Problem to work on:
Skip the pictures. Transcribe the rest of the data below without changing a word.

Information provided:
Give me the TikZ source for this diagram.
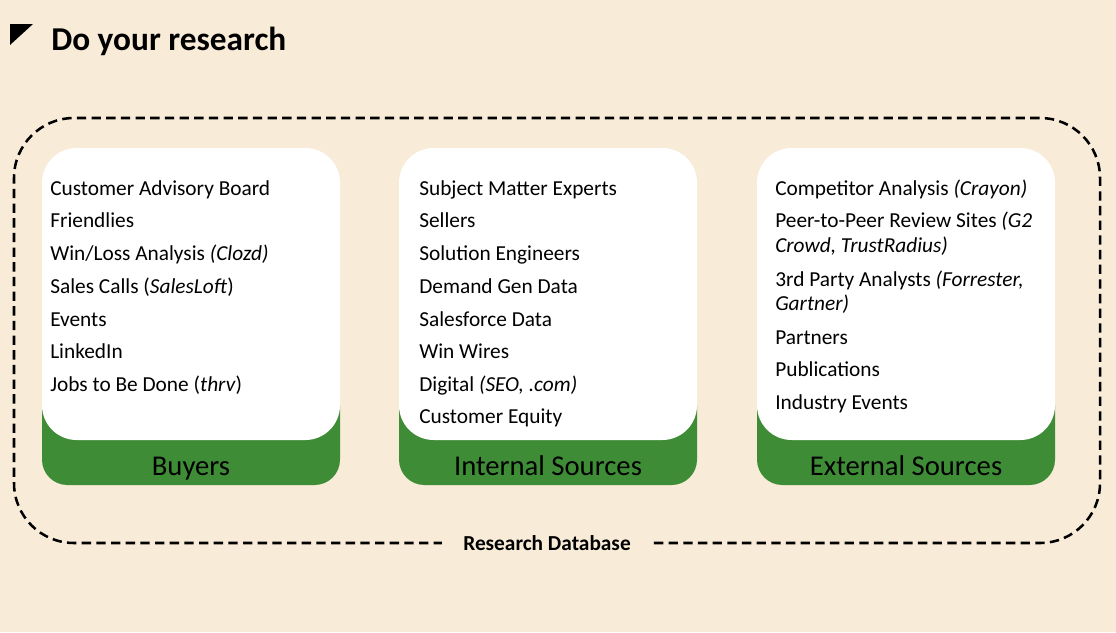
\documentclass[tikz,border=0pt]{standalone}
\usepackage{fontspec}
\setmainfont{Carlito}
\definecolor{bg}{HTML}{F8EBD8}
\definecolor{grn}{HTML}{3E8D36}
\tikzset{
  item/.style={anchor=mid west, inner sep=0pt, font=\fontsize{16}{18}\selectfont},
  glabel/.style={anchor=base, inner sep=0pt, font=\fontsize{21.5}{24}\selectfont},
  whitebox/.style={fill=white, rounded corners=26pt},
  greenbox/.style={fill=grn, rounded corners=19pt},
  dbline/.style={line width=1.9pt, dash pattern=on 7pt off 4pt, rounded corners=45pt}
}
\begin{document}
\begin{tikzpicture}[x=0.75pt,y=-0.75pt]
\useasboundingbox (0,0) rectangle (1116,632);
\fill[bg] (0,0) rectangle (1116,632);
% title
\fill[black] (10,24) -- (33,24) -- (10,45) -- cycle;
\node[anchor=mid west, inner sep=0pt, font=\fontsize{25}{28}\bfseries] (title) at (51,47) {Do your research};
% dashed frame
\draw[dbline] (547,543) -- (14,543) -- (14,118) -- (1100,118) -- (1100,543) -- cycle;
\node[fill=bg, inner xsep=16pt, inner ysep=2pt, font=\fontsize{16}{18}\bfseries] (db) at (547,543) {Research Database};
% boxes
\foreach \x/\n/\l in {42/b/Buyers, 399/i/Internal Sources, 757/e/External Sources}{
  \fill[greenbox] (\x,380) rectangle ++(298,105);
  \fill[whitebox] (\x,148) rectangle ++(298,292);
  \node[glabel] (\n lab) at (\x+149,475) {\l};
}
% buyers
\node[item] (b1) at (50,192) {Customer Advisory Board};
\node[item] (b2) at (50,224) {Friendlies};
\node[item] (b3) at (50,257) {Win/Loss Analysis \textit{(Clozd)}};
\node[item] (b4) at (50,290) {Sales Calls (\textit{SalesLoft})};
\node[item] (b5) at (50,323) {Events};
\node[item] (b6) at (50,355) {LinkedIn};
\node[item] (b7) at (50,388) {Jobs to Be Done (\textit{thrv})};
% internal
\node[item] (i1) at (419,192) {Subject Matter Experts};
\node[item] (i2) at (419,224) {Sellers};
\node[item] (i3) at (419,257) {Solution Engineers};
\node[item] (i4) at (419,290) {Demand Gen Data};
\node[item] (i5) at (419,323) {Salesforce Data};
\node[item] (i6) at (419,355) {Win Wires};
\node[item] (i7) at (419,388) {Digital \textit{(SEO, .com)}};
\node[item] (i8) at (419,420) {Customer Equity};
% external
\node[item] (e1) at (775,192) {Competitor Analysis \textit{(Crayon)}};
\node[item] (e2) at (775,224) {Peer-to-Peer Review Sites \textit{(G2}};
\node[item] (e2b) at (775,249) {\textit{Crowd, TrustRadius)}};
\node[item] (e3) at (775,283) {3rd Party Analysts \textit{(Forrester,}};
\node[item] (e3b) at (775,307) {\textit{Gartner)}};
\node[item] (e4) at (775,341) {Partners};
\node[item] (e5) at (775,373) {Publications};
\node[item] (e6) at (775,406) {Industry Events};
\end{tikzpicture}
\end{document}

Output:
Give me the TikZ source for this diagram.
\documentclass[tikz,border=0pt]{standalone}
\usepackage{fontspec}
\setmainfont{Carlito}
\definecolor{bg}{HTML}{F8EBD8}
\definecolor{grn}{HTML}{3E8D36}
\tikzset{
  item/.style={anchor=mid west, inner sep=0pt, font=\fontsize{16}{18}\selectfont},
  glabel/.style={anchor=base, inner sep=0pt, font=\fontsize{21.5}{24}\selectfont},
  whitebox/.style={fill=white, rounded corners=26pt},
  greenbox/.style={fill=grn, rounded corners=19pt},
  dbline/.style={line width=1.9pt, dash pattern=on 7pt off 4pt, rounded corners=45pt}
}
\begin{document}
\begin{tikzpicture}[x=0.75pt,y=-0.75pt]
\useasboundingbox (0,0) rectangle (1116,632);
\fill[bg] (0,0) rectangle (1116,632);
% title
\fill[black] (10,24) -- (33,24) -- (10,45) -- cycle;
\node[anchor=mid west, inner sep=0pt, font=\fontsize{25}{28}\bfseries] (title) at (51,47) {Do your research};
% dashed frame
\draw[dbline] (547,543) -- (14,543) -- (14,118) -- (1100,118) -- (1100,543) -- cycle;
\node[fill=bg, inner xsep=16pt, inner ysep=2pt, font=\fontsize{16}{18}\bfseries] (db) at (547,543) {Research Database};
% boxes
\foreach \x/\n/\l in {42/b/Buyers, 399/i/Internal Sources, 757/e/External Sources}{
  \fill[greenbox] (\x,380) rectangle ++(298,105);
  \fill[whitebox] (\x,148) rectangle ++(298,292);
  \node[glabel] (\n lab) at (\x+149,475) {\l};
}
% buyers
\node[item] (b1) at (50,192) {Customer Advisory Board};
\node[item] (b2) at (50,224) {Friendlies};
\node[item] (b3) at (50,257) {Win/Loss Analysis \textit{(Clozd)}};
\node[item] (b4) at (50,290) {Sales Calls (\textit{SalesLoft})};
\node[item] (b5) at (50,323) {Events};
\node[item] (b6) at (50,355) {LinkedIn};
\node[item] (b7) at (50,388) {Jobs to Be Done (\textit{thrv})};
% internal
\node[item] (i1) at (419,192) {Subject Matter Experts};
\node[item] (i2) at (419,224) {Sellers};
\node[item] (i3) at (419,257) {Solution Engineers};
\node[item] (i4) at (419,290) {Demand Gen Data};
\node[item] (i5) at (419,323) {Salesforce Data};
\node[item] (i6) at (419,355) {Win Wires};
\node[item] (i7) at (419,388) {Digital \textit{(SEO, .com)}};
\node[item] (i8) at (419,420) {Customer Equity};
% external
\node[item] (e1) at (775,192) {Competitor Analysis \textit{(Crayon)}};
\node[item] (e2) at (775,224) {Peer-to-Peer Review Sites \textit{(G2}};
\node[item] (e2b) at (775,249) {\textit{Crowd, TrustRadius)}};
\node[item] (e3) at (775,283) {3rd Party Analysts \textit{(Forrester,}};
\node[item] (e3b) at (775,307) {\textit{Gartner)}};
\node[item] (e4) at (775,341) {Partners};
\node[item] (e5) at (775,373) {Publications};
\node[item] (e6) at (775,406) {Industry Events};
\end{tikzpicture}
\end{document}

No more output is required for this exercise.